--- START ---

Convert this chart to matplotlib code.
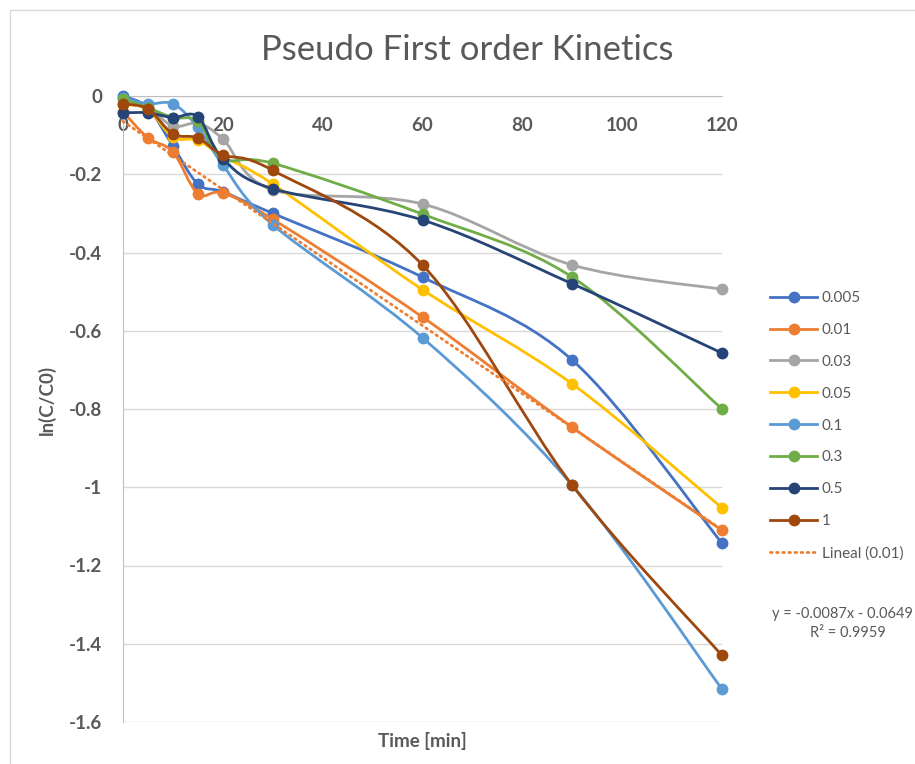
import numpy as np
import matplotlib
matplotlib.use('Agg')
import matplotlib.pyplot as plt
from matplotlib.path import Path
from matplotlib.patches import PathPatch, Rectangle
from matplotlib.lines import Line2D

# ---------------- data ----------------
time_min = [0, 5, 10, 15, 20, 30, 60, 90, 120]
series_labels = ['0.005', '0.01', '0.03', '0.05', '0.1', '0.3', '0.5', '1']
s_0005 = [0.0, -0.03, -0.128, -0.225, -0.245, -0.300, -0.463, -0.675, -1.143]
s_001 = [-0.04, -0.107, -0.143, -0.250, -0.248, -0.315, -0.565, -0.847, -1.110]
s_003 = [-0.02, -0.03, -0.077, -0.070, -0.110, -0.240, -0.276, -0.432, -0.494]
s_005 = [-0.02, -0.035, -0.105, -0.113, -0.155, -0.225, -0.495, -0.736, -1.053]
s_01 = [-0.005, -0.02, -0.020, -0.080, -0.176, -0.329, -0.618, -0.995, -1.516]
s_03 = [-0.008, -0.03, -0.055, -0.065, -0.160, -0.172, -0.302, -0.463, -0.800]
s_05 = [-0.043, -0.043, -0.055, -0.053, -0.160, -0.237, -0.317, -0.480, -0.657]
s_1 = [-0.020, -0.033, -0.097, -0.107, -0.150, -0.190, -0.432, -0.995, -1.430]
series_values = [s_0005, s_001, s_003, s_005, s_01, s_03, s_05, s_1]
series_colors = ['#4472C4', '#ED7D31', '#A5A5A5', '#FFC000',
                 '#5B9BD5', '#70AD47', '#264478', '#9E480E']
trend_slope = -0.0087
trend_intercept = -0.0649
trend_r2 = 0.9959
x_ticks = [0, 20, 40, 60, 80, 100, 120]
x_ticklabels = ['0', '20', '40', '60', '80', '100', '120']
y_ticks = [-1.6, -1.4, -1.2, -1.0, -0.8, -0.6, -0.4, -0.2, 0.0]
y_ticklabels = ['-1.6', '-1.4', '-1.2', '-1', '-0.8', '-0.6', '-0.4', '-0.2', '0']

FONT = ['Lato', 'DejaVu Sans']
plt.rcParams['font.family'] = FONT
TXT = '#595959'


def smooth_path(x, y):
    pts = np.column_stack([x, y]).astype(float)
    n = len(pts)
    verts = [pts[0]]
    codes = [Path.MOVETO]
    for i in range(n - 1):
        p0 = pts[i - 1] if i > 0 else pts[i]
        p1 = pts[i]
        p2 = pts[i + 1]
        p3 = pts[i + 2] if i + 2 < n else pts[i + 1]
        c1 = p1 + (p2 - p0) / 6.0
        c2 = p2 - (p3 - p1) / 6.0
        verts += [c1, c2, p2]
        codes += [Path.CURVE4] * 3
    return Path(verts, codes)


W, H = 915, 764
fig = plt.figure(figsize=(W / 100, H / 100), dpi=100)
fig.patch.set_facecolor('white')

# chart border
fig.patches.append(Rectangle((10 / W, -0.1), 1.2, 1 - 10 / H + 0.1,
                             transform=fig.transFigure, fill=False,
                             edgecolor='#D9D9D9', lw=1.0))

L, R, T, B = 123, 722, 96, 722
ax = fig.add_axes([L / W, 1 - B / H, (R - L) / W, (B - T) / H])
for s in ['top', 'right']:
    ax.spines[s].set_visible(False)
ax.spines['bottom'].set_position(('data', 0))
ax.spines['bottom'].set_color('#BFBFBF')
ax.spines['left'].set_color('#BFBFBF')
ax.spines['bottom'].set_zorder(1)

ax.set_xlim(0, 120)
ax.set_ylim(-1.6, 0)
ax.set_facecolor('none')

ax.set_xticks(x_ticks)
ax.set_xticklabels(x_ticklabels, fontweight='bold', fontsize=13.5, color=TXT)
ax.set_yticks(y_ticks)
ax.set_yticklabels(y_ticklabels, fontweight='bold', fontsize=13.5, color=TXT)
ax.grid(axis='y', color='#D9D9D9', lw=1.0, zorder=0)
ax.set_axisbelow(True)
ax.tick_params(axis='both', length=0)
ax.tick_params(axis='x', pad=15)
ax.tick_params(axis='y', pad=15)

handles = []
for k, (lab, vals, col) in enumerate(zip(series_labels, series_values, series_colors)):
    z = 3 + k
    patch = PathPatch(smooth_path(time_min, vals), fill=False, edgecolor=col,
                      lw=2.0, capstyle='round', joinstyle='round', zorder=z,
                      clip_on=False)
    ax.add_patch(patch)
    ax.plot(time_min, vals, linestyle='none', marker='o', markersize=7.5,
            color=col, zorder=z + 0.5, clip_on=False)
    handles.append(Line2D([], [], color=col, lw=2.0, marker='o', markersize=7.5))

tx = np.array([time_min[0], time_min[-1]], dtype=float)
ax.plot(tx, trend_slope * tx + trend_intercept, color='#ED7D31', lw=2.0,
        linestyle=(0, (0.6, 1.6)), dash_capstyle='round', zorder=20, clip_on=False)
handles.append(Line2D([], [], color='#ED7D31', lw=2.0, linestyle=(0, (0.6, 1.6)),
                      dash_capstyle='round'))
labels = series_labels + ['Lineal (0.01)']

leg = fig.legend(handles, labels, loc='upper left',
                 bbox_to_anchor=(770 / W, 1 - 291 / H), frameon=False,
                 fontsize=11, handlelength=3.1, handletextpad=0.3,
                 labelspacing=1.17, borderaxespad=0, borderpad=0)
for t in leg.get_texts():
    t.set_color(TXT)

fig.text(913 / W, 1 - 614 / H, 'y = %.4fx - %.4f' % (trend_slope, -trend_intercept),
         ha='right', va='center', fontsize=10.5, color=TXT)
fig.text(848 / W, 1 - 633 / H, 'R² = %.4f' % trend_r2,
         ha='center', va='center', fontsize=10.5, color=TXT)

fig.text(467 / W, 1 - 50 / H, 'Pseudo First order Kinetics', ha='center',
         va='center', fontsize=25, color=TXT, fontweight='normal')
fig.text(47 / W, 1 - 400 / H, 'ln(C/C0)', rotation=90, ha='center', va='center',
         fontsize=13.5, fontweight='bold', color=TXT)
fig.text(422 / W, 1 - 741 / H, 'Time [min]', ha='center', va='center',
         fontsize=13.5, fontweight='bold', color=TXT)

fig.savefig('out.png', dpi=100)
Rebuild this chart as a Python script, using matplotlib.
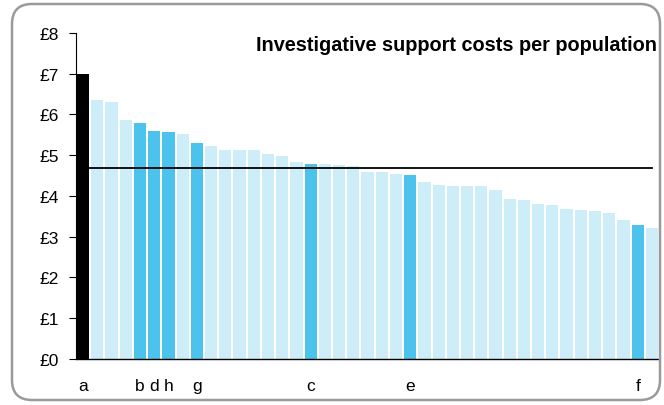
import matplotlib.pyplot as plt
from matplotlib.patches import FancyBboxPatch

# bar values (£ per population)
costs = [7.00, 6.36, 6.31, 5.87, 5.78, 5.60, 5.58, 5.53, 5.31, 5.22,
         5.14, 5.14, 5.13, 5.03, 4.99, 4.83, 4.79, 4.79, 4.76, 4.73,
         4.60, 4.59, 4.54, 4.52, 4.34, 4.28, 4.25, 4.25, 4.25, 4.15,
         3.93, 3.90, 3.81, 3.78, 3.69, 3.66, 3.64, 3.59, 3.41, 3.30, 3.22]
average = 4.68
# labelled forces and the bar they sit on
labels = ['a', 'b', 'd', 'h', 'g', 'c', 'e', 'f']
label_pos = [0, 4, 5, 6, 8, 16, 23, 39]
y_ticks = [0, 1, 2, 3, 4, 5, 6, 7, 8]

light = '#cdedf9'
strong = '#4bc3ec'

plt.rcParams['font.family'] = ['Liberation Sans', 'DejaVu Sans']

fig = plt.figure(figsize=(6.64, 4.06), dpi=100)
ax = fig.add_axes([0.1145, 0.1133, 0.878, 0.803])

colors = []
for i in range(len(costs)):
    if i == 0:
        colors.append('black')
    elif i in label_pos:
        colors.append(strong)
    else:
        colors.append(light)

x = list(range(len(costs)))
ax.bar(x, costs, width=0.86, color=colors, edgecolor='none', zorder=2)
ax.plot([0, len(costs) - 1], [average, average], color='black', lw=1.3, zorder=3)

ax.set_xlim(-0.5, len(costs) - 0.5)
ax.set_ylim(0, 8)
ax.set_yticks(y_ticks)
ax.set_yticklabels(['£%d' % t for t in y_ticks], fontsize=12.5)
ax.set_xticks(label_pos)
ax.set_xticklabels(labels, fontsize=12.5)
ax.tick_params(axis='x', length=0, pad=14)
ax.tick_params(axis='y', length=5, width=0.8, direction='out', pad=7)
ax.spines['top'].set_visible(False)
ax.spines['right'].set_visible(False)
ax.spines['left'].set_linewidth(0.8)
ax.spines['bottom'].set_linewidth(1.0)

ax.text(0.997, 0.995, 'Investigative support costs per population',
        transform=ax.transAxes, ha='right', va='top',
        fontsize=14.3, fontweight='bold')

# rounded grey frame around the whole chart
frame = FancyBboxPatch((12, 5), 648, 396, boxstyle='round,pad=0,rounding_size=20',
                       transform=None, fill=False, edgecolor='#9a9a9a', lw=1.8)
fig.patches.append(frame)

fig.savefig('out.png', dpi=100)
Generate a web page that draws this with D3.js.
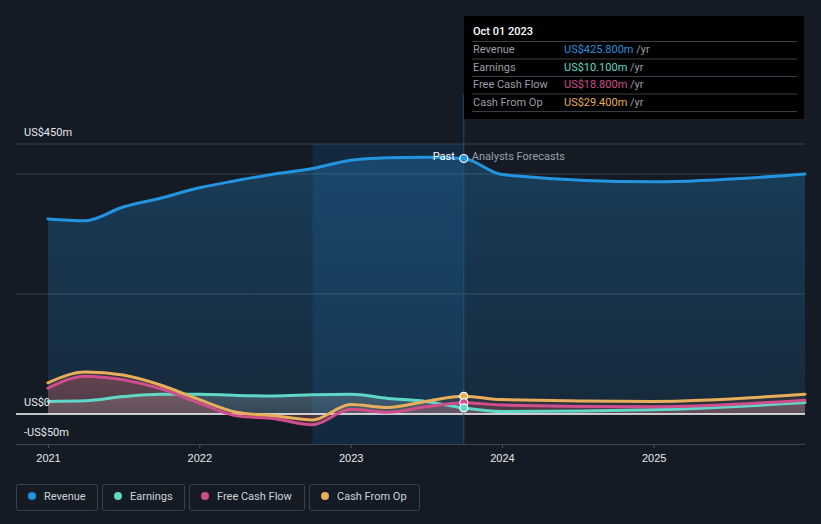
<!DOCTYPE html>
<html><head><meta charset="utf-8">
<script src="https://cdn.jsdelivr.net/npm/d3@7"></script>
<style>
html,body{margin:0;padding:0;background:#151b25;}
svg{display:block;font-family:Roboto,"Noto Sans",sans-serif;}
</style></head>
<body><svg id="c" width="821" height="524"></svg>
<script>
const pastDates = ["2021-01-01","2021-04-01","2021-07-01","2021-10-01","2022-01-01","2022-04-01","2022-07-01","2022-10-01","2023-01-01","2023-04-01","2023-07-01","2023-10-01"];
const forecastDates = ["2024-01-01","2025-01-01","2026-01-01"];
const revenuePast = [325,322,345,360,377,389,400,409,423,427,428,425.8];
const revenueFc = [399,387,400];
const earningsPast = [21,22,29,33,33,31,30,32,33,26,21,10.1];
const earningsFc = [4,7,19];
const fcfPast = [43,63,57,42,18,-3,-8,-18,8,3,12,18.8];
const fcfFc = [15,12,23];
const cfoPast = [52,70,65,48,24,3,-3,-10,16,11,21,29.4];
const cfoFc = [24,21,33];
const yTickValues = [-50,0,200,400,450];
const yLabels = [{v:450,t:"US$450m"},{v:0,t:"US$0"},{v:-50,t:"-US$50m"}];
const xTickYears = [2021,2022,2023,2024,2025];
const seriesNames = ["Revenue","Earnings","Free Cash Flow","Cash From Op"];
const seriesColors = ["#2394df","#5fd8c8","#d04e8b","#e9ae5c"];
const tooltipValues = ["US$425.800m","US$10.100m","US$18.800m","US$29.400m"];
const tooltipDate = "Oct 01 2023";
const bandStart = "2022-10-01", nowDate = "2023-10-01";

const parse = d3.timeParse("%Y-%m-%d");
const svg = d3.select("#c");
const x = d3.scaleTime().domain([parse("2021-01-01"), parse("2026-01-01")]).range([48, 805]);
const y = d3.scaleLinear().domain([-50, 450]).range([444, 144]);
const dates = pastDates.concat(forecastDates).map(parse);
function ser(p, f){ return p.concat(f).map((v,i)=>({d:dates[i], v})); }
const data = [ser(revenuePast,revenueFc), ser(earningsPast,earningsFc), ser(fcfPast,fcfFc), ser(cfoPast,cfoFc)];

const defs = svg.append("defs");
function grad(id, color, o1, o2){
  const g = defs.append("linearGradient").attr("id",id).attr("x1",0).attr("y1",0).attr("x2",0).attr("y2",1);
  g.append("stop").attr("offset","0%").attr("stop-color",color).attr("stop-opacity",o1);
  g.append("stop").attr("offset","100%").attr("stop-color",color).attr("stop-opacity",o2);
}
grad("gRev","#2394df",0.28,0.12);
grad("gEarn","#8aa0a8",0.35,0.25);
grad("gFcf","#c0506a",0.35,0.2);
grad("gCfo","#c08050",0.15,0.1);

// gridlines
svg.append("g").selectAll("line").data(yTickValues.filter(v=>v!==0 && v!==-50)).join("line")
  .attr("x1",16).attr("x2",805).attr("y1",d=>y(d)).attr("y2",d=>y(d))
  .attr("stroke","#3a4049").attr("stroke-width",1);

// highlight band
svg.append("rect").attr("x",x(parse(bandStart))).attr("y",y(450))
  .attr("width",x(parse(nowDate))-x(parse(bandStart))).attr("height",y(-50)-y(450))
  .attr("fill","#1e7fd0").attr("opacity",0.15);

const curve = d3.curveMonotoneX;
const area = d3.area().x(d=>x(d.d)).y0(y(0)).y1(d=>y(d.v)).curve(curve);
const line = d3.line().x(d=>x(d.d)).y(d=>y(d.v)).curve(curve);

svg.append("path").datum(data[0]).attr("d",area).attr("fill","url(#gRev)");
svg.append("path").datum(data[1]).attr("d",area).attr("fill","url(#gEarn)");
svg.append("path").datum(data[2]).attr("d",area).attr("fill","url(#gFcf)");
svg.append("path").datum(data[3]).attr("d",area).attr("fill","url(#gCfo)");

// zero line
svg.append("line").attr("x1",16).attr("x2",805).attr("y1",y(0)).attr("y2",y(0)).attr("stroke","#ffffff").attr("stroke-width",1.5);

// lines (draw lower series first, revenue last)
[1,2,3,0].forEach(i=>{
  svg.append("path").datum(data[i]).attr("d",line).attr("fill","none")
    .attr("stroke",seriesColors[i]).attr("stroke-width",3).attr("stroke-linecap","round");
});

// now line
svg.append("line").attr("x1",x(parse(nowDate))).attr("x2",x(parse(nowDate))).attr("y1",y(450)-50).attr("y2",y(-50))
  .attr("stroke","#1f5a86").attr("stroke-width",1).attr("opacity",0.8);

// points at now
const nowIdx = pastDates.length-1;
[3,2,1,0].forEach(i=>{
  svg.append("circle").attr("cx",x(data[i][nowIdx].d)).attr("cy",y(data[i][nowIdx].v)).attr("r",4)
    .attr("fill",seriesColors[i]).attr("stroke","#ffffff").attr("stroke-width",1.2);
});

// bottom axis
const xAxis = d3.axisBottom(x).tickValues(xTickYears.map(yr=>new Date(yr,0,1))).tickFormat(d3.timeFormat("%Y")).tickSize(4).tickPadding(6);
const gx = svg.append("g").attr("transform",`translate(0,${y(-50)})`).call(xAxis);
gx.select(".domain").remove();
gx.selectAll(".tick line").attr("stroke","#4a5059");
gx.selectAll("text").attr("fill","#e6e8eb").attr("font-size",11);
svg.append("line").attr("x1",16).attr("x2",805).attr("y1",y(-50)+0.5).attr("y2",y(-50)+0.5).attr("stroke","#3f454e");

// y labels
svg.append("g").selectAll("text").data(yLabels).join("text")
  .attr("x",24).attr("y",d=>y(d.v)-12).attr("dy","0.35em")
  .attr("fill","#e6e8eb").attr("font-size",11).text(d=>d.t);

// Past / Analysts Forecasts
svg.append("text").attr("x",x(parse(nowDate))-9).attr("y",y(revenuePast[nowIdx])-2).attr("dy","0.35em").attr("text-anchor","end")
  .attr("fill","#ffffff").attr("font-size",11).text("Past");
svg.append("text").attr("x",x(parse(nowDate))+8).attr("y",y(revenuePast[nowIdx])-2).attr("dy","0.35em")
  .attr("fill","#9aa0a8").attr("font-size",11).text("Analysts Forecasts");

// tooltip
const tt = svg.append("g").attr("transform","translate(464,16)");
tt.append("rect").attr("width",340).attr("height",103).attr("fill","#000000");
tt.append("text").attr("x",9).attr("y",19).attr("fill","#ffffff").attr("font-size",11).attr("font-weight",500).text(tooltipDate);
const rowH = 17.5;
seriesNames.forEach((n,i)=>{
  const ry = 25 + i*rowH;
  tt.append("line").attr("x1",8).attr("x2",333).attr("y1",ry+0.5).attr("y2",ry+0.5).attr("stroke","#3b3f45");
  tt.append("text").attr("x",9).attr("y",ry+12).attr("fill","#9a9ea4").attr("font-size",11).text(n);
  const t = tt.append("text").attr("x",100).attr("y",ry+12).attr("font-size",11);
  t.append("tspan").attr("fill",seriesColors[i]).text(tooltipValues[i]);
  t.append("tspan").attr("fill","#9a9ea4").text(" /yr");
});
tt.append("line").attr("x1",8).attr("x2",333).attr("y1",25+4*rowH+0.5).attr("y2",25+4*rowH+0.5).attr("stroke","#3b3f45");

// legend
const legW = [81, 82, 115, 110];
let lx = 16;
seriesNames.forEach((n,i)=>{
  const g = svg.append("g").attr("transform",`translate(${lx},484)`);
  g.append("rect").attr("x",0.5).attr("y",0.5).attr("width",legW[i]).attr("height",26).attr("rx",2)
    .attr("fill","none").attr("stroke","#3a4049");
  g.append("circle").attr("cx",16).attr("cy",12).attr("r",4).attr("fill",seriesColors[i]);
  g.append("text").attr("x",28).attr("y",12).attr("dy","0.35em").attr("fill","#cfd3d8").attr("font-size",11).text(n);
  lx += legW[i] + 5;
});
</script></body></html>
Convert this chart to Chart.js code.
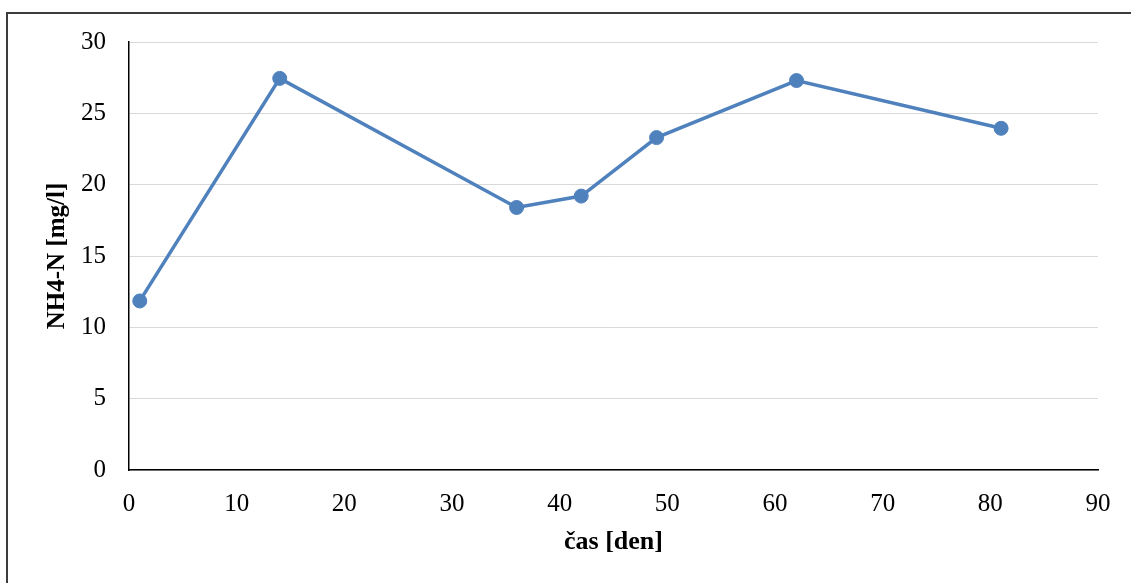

--- END ---

Exercise directions —
Your answer should be a single number: the count of lines containing the word "script".

Answer for this exercise —
4